Wednesday – Sale, Bundalaguah, Stratford, Maffra, Bushy Park, Heyfield, Rosedale.
Thursday – Rosedale, Tom’s Gap, Yarram, Port Albert, Traralgon.
Friday – Traralgon, Koornalla, Mirboo North, Leongatha, Korumburra.
Saturday – Corinella.
The Argus, Saturday 2 April 1927
A party, including Sir James Barrett, the under-secretary for Lands (Mr. H. O. Allan), and members of the Historical Society committee left Melbourne yesterday for Gippsland, where they will unveil a series of cairns which have been erected to perpetuate the memory of the explorers Strzlecki and Angus McMillan, and to mark the routes of their chief explorations. The party will unveil several cairns each day…
From KooWeeRup Sun and Lang Lang Guardian, 14 April 1927
His excellency the Governor (Lord Somers) completed on Saturday his tour of Gippsland, on which he followed the traces of the explorers Count Paul Strezlecki and Angus McMillan and unveiled cairns erected to their memory. Lord Somers began the tour on Monday at Benambra from which he followed McMillan’s route to the sea at Port Albert. He then returned to Bushy Park, near Maffra, and followed Strezlecki’s route to Westernport. The tour was a success in every way. Large crowds gathered at each of the cairns and Lord Somers said he was delighted by his first visit to Gippsland.
The tour on Saturday was begun at Korumburra, where a simple but impressive cairn has been built outside the town on a hill that commands a fine view. The shire president (Cr. F. Umbers) introduced Lord Somers, who addressed a large crowd that included pupils from all the district schools.
One party of children travelled 15 miles to the ceremony, and children from the township of Strezlecki were present in large numbers.
Lord Somers was the first vice-regal representative to visit Corinella.
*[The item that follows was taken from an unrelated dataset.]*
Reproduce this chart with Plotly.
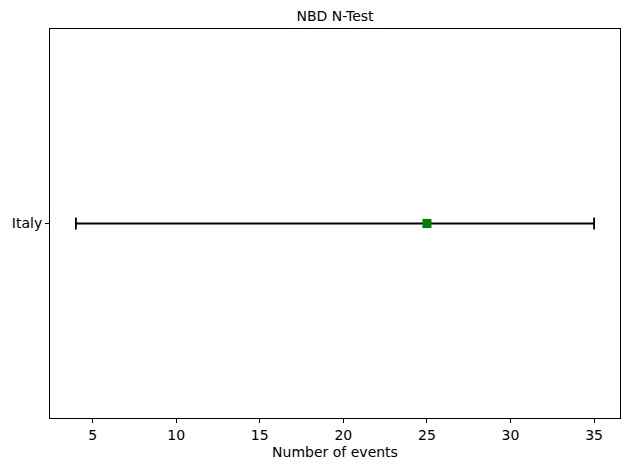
import plotly.graph_objects as go

# N-test result for one region
regions = ["Italy"]
observed = [25]
lower = [4]
upper = [35]

x_ticks = [5, 10, 15, 20, 25, 30, 35]

err_plus = [u - o for u, o in zip(upper, observed)]
err_minus = [o - l for o, l in zip(observed, lower)]

fig = go.Figure()
fig.add_trace(go.Scatter(
    x=observed,
    y=list(range(len(regions))),
    mode="markers",
    marker=dict(symbol="square", size=9, color="green"),
    error_x=dict(type="data", symmetric=False, array=err_plus, arrayminus=err_minus,
                 color="black", thickness=1.8, width=6),
    showlegend=False,
))

font = dict(family="DejaVu Sans", size=14, color="black")
axis = dict(showline=True, linecolor="black", linewidth=1, mirror=True,
            ticks="outside", ticklen=4, tickcolor="black", showgrid=False,
            zeroline=False, tickfont=font, automargin=False)

# margins allow for the 8px body margin of the html page
fig.update_layout(
    width=629, height=470,
    margin=dict(l=42, r=17, t=21, b=60),
    paper_bgcolor="white", plot_bgcolor="white",
    font=font,
    title=dict(text="NBD N-Test", x=0.5, xref="paper", y=1 - 8 / 470,
               yanchor="middle", font=dict(family="DejaVu Sans", size=14)),
    xaxis=dict(axis, range=[2.45, 36.55], tickvals=x_ticks,
               title=dict(text="Number of events", font=font, standoff=5)),
    yaxis=dict(axis, range=[-1, 1], tickvals=list(range(len(regions))),
               ticktext=regions),
)

fig.write_html("out.html")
He was welcomed by the shire president (Cr. G. Hollins) and entertained at luncheon by the residents. Corinella is one of the most historic places in Victoria, for there, in 1826, the first settlement in Victoria was attempted. Strezlecki and his companions arrived at Massey and Anderson’s station at Westernport in an exhausted condition, without boots and their clothes in tatters. After recovering at the station they travelled to Melbourne.
Lord Somers was interested to meet Mrs Potts, a daughter of Mr Anderson, partner of Mr Massey.
After unveiling the cairn, which is inscribed with the names of Count Strezlecki, John Riley, and James McArthur who reached Corinella on May 12, 1840, Lord Somers returned to the city.
The secretary of the historical memorials committee (Mr C. Daley) announced that he had received letters of thanks from the Polish consul-general in Australia and Count Strezlecki’s grand-niece, Mrs Wanda Szalla. Mrs Szalla had asked for an account of the memorials tour for publication in Polish newspaper.